How to Lead Millennials


What Can a Manager Do to Lead a Team of Millennials?

Millennials, also known as Generation Y, are individuals born between 1984 and 2000. In Spain, millennials constitute 28% of the working-age population (18 to 65 years old), amounting to approximately 8.1 million people.

There are many differences between generations, which you’ll find in our study, “What Are Millennials and How to Work with Them.”


How Can I Efficiently Lead Millennials?

1. Shift from Boss to Mentor

Millennials perceive leadership differently than previous generations. The dominant hierarchical leadership style does not work with them. They desire a leadership style based on trust and admiration.

They expect approachable leaders who can share their knowledge and experience, value their skills and strengths, and encourage them to reach their full potential.

To achieve this, it’s beneficial to practice active listening and provide regular feedback. Engage in frequent conversations with millennial team members, offering support and giving them some freedom to experiment, innovate, and most importantly, learn without fear of making mistakes. Mistakes are the precursor to learning.

2. Constant Feedback and Recognition

Replace a single annual evaluation with constant feedback. Whether due to their education, periodic praise, or the immediacy of social media they’ve used their entire lives, millennials do not want to wait for an annual review to know if they’re performing well.

Using feedback as a tool will improve the performance and motivation of the millennial team. Additionally, if done continuously and naturally, it will become part of the company’s culture, significantly enhancing overall communication within the company.

3. Clear Objectives and Planning

According to Deloitte, 44% of millennials report feeling stressed all or most of the time. Additionally, 33% have taken time off work due to stress, with only 44% (and 38% of Gen Z) informing their employer of the real reason.

This necessitates clear and concise communication regarding objectives. Moreover, periodic follow-ups, incorporating the aforementioned feedback, are essential to track progress and avoid micromanagement.

4. Less Micromanagement, More Freedom

The challenge is to intelligently blend planning with the improvisation inherent in millennials’ daily habits.

Millennials excel at improvising, a quality highly valued by recruitment and talent departments. Their biggest challenge is to coherently combine planning with improvisation in their daily routines.

It’s crucial for millennials, like any other employee, not to feel that objectives are imposed but rather to adopt them as their own to achieve higher levels of engagement and commitment.

5. Work-Life Balance

Millennials highly value work-life balance, making remote work an attractive option, whether they choose the days themselves or have some designated by the company each week. According to Deloitte’s latest study on millennials, 69% believe working from home reduces their stress, and 67% feel it improves their work-life balance.

Furthermore, up to 50% say they feel more “themselves” when working from home.
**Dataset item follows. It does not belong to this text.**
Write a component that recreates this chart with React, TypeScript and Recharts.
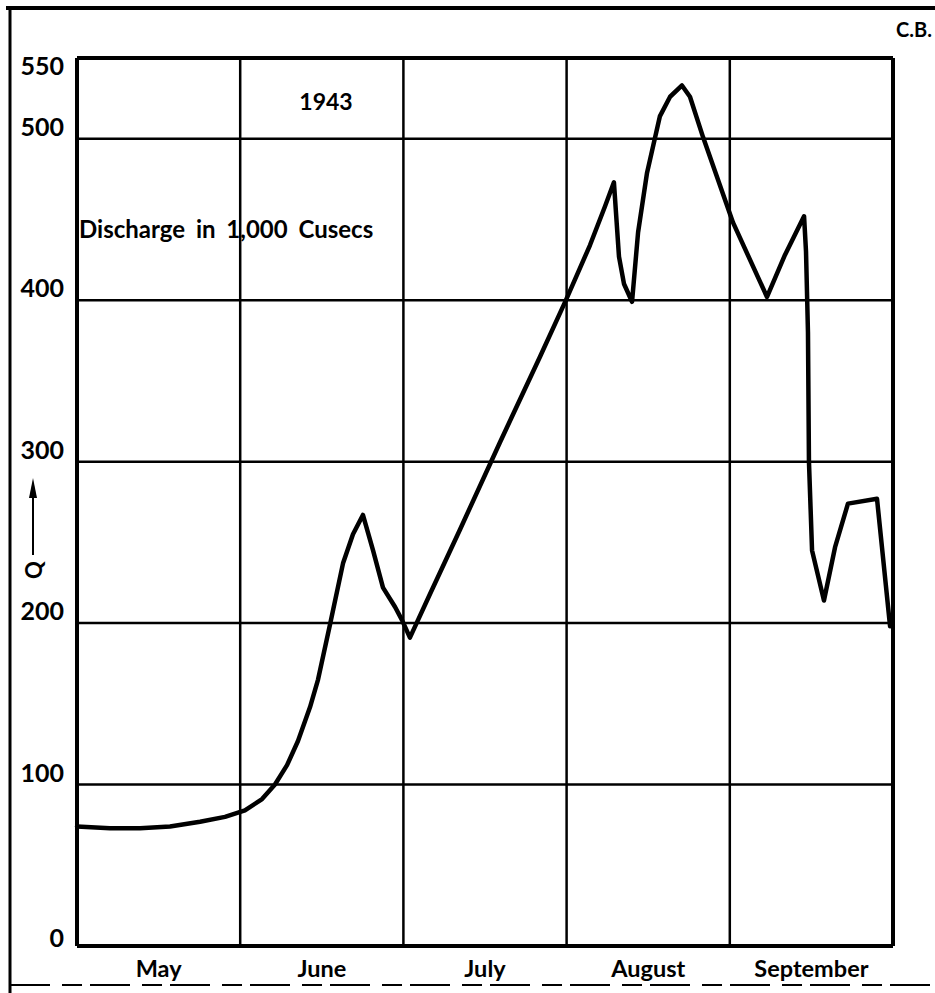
import React from 'react';
import { LineChart, Line, XAxis, YAxis, ReferenceLine } from 'recharts';

// x position measured in months from 1 May (0 = 1 May, 5 = 1 October)
const monthPos = [
  0.0, 0.202, 0.386, 0.570, 0.754, 0.907, 1.029, 1.134, 1.213, 1.287, 1.354, 1.428, 1.477,
  1.550, 1.630, 1.691, 1.752, 1.814, 1.875, 1.949, 1.991, 2.040, 2.163, 2.347, 2.592, 2.837,
  2.996, 3.143, 3.235, 3.290, 3.321, 3.352, 3.401, 3.438, 3.493, 3.572, 3.634, 3.707, 3.756,
  3.836, 4.020, 4.228, 4.338, 4.455, 4.467, 4.479, 4.485, 4.504, 4.577, 4.645, 4.724, 4.902,
  4.982,
];
// Discharge in 1,000 cusecs
const discharge = [
  74, 73, 73, 74, 77, 80, 84, 91, 100, 112, 127, 148, 165,
  199, 237, 255, 267, 245, 222, 210, 202, 191, 218, 258, 312, 365,
  400, 434, 458, 473, 427, 410, 399, 442, 479, 514, 526, 533, 526,
  501, 448, 402, 428, 452, 430, 380, 300, 245, 214, 247, 274, 277,
  198,
];
const months = ['May', 'June', 'July', 'August', 'September'];
const monthCentres = [0.5, 1.5, 2.5, 3.5, 4.5];
const monthBounds = [1, 2, 3, 4];
const yTicks = [0, 100, 200, 300, 400, 500, 550];
const yGrid = [100, 200, 300, 400, 500];

const data = monthPos.map((m, i) => ({ m, q: discharge[i] }));

const FONT = 'Lato, "Open Sans", sans-serif';

const YTick = (props: any) => {
  const { y, payload } = props;
  const dy = payload.value === 550 ? 17 : payload.value === 0 ? 1 : -3;
  return (
    <text x={64} y={y + dy} textAnchor="end"
      fontFamily={FONT} fontWeight={700} fontSize={25} fill="#000">
      {payload.value}
    </text>
  );
};

const XTick = (props: any) => {
  const { x, payload } = props;
  const label = months[Math.round(payload.value - 0.5)];
  return (
    <text x={x} y={977} textAnchor="middle"
      fontFamily={FONT} fontWeight={700} fontSize={23.5} fill="#000">
      {label}
    </text>
  );
};

export default function App() {
  return (
    <div style={{ position: 'absolute', left: 0, top: 0, width: 935, height: 993, background: '#fff', overflow: 'hidden' }}>
      <svg width={935} height={993} style={{ position: 'absolute', left: 0, top: 0 }}>
        <line x1={6} y1={8} x2={935} y2={8} stroke="#000" strokeWidth={4} />
        <line x1={10} y1={6} x2={10} y2={993} stroke="#000" strokeWidth={3} />
        <line x1={10} y1={985} x2={935} y2={985} stroke="#000" strokeWidth={2} strokeDasharray="40 12 20 8" />
        <text x={932} y={37} textAnchor="end"
          fontFamily={FONT} fontWeight={700} fontSize={20} fill="#000">C.B.</text>
        <line x1={33} y1={490} x2={33} y2={555} stroke="#000" strokeWidth={2} />
        <path d="M33 478 L37 498 L29 498 Z" fill="#000" />
        <text x={33} y={570} textAnchor="middle" dominantBaseline="central"
          fontFamily={FONT} fontWeight={700} fontSize={22} fill="#000"
          transform="rotate(-90 33 570)">Q</text>
        <text x={326} y={110} textAnchor="middle"
          fontFamily={FONT} fontWeight={700} fontSize={23} fill="#000">1943</text>
        <text x={79} y={238} textAnchor="start"
          fontFamily={FONT} fontWeight={700} fontSize={24} fill="#000" wordSpacing={5}>Discharge in 1,000 Cusecs</text>
      </svg>
      <div style={{ position: 'absolute', left: 0, top: 0 }}>
        <LineChart width={935} height={993} data={data}
          margin={{ top: 58, right: 42, bottom: 0, left: 0 }}>
          <XAxis dataKey="m" type="number" domain={[0, 5]} ticks={monthCentres}
            interval={0} height={47} axisLine={false} tickLine={false} tick={<XTick />} />
          <YAxis type="number" domain={[0, 550]} ticks={yTicks} interval={0}
            width={77} axisLine={false} tickLine={false} tick={<YTick />} />
          {monthBounds.map((b) => (
            <ReferenceLine key={'v' + b} x={b} stroke="#000" strokeWidth={2.5} />
          ))}
          {yGrid.map((g) => (
            <ReferenceLine key={'h' + g} y={g} stroke="#000" strokeWidth={2.5} />
          ))}
          <ReferenceLine x={0} stroke="#000" strokeWidth={4} />
          <ReferenceLine x={5} stroke="#000" strokeWidth={4} />
          <ReferenceLine y={0} stroke="#000" strokeWidth={4} />
          <ReferenceLine y={550} stroke="#000" strokeWidth={4} />
          <Line type="linear" dataKey="q" stroke="#000" strokeWidth={4.5} dot={false}
            strokeLinejoin="round" strokeLinecap="round" isAnimationActive={false} />
        </LineChart>
      </div>
    </div>
  );
}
This figure is higher among millennials with children (59%) compared to those without (43%). It is also higher among those in leadership positions (62% versus 46% in more junior roles).

Millennials, with their significant potential, need trust from their leaders, the ability to work autonomously, and a sense of belonging.

By following the above guidelines and what is outlined in our report, it is entirely possible to effectively lead a team of millennials and enjoy the process with them.